__Written task__
Skip every image and restate the data word for word.

__Data lines__
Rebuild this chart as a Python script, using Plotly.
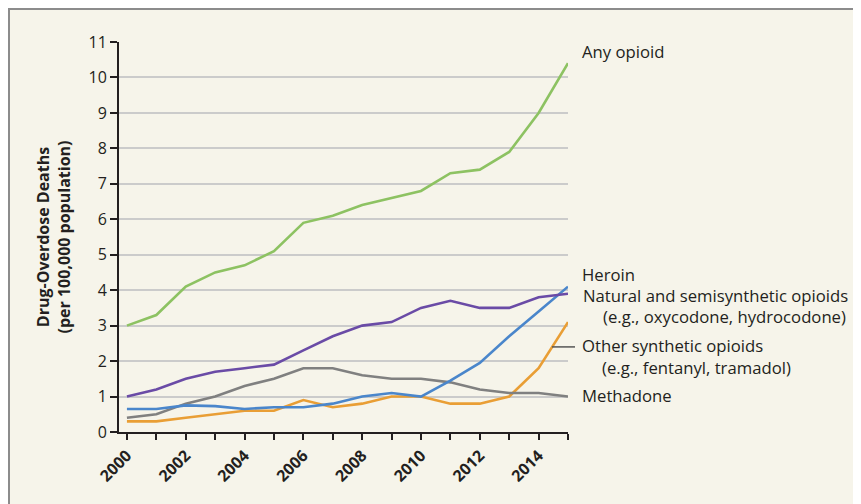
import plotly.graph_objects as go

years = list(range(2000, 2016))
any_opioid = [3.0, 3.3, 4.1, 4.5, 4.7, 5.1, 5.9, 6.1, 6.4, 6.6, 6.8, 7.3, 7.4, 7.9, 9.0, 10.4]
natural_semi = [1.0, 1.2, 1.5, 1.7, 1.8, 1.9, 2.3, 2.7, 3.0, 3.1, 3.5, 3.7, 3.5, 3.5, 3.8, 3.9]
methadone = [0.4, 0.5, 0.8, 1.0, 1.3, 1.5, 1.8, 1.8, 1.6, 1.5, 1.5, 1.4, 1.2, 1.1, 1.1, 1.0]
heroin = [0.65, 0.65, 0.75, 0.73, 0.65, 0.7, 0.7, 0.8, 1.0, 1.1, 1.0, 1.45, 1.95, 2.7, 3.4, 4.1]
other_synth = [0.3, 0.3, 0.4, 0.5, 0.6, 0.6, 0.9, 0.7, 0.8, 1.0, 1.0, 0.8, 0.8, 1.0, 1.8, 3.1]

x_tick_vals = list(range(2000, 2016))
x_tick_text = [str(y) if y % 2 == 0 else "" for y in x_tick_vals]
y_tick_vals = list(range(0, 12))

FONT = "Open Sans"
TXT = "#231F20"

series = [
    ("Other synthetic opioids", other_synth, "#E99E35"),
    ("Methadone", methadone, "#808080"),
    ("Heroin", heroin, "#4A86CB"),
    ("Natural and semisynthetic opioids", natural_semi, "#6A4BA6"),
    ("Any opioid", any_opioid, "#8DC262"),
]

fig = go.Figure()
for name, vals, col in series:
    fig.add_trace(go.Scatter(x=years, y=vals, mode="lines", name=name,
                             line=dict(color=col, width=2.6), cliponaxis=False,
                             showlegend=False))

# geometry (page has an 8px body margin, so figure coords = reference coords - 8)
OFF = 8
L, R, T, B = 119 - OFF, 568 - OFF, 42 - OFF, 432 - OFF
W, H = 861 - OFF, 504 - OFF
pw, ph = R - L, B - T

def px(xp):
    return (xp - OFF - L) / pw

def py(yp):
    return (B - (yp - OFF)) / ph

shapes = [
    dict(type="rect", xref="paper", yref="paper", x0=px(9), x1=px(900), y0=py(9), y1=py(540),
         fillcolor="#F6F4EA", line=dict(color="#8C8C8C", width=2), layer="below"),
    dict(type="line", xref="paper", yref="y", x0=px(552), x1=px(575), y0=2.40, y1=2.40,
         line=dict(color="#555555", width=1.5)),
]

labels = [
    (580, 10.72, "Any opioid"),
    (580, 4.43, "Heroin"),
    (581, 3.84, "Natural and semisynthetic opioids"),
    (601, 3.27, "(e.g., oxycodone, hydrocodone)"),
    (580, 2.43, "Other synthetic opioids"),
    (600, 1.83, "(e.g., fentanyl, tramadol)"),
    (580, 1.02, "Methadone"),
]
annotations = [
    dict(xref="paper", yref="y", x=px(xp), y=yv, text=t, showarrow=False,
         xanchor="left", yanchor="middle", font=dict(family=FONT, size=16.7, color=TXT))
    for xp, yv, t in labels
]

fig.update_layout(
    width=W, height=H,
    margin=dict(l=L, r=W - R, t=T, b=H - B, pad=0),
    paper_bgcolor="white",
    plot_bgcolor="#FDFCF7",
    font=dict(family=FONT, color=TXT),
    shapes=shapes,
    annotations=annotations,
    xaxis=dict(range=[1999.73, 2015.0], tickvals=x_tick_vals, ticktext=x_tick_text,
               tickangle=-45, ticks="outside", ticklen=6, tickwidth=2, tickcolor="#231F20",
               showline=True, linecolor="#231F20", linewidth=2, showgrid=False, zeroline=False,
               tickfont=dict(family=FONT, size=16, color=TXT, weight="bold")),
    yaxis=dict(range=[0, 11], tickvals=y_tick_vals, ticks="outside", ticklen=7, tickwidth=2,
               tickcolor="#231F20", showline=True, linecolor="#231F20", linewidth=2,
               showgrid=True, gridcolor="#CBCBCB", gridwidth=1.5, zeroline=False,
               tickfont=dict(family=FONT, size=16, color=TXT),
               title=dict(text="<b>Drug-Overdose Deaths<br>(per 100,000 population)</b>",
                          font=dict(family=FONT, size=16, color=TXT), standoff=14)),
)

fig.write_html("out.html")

__Exercise solution__
Rebuild this chart as a Python script, using Plotly.
import plotly.graph_objects as go

years = list(range(2000, 2016))
any_opioid = [3.0, 3.3, 4.1, 4.5, 4.7, 5.1, 5.9, 6.1, 6.4, 6.6, 6.8, 7.3, 7.4, 7.9, 9.0, 10.4]
natural_semi = [1.0, 1.2, 1.5, 1.7, 1.8, 1.9, 2.3, 2.7, 3.0, 3.1, 3.5, 3.7, 3.5, 3.5, 3.8, 3.9]
methadone = [0.4, 0.5, 0.8, 1.0, 1.3, 1.5, 1.8, 1.8, 1.6, 1.5, 1.5, 1.4, 1.2, 1.1, 1.1, 1.0]
heroin = [0.65, 0.65, 0.75, 0.73, 0.65, 0.7, 0.7, 0.8, 1.0, 1.1, 1.0, 1.45, 1.95, 2.7, 3.4, 4.1]
other_synth = [0.3, 0.3, 0.4, 0.5, 0.6, 0.6, 0.9, 0.7, 0.8, 1.0, 1.0, 0.8, 0.8, 1.0, 1.8, 3.1]

x_tick_vals = list(range(2000, 2016))
x_tick_text = [str(y) if y % 2 == 0 else "" for y in x_tick_vals]
y_tick_vals = list(range(0, 12))

FONT = "Open Sans"
TXT = "#231F20"

series = [
    ("Other synthetic opioids", other_synth, "#E99E35"),
    ("Methadone", methadone, "#808080"),
    ("Heroin", heroin, "#4A86CB"),
    ("Natural and semisynthetic opioids", natural_semi, "#6A4BA6"),
    ("Any opioid", any_opioid, "#8DC262"),
]

fig = go.Figure()
for name, vals, col in series:
    fig.add_trace(go.Scatter(x=years, y=vals, mode="lines", name=name,
                             line=dict(color=col, width=2.6), cliponaxis=False,
                             showlegend=False))

# geometry (page has an 8px body margin, so figure coords = reference coords - 8)
OFF = 8
L, R, T, B = 119 - OFF, 568 - OFF, 42 - OFF, 432 - OFF
W, H = 861 - OFF, 504 - OFF
pw, ph = R - L, B - T

def px(xp):
    return (xp - OFF - L) / pw

def py(yp):
    return (B - (yp - OFF)) / ph

shapes = [
    dict(type="rect", xref="paper", yref="paper", x0=px(9), x1=px(900), y0=py(9), y1=py(540),
         fillcolor="#F6F4EA", line=dict(color="#8C8C8C", width=2), layer="below"),
    dict(type="line", xref="paper", yref="y", x0=px(552), x1=px(575), y0=2.40, y1=2.40,
         line=dict(color="#555555", width=1.5)),
]

labels = [
    (580, 10.72, "Any opioid"),
    (580, 4.43, "Heroin"),
    (581, 3.84, "Natural and semisynthetic opioids"),
    (601, 3.27, "(e.g., oxycodone, hydrocodone)"),
    (580, 2.43, "Other synthetic opioids"),
    (600, 1.83, "(e.g., fentanyl, tramadol)"),
    (580, 1.02, "Methadone"),
]
annotations = [
    dict(xref="paper", yref="y", x=px(xp), y=yv, text=t, showarrow=False,
         xanchor="left", yanchor="middle", font=dict(family=FONT, size=16.7, color=TXT))
    for xp, yv, t in labels
]

fig.update_layout(
    width=W, height=H,
    margin=dict(l=L, r=W - R, t=T, b=H - B, pad=0),
    paper_bgcolor="white",
    plot_bgcolor="#FDFCF7",
    font=dict(family=FONT, color=TXT),
    shapes=shapes,
    annotations=annotations,
    xaxis=dict(range=[1999.73, 2015.0], tickvals=x_tick_vals, ticktext=x_tick_text,
               tickangle=-45, ticks="outside", ticklen=6, tickwidth=2, tickcolor="#231F20",
               showline=True, linecolor="#231F20", linewidth=2, showgrid=False, zeroline=False,
               tickfont=dict(family=FONT, size=16, color=TXT, weight="bold")),
    yaxis=dict(range=[0, 11], tickvals=y_tick_vals, ticks="outside", ticklen=7, tickwidth=2,
               tickcolor="#231F20", showline=True, linecolor="#231F20", linewidth=2,
               showgrid=True, gridcolor="#CBCBCB", gridwidth=1.5, zeroline=False,
               tickfont=dict(family=FONT, size=16, color=TXT),
               title=dict(text="<b>Drug-Overdose Deaths<br>(per 100,000 population)</b>",
                          font=dict(family=FONT, size=16, color=TXT), standoff=14)),
)

fig.write_html("out.html")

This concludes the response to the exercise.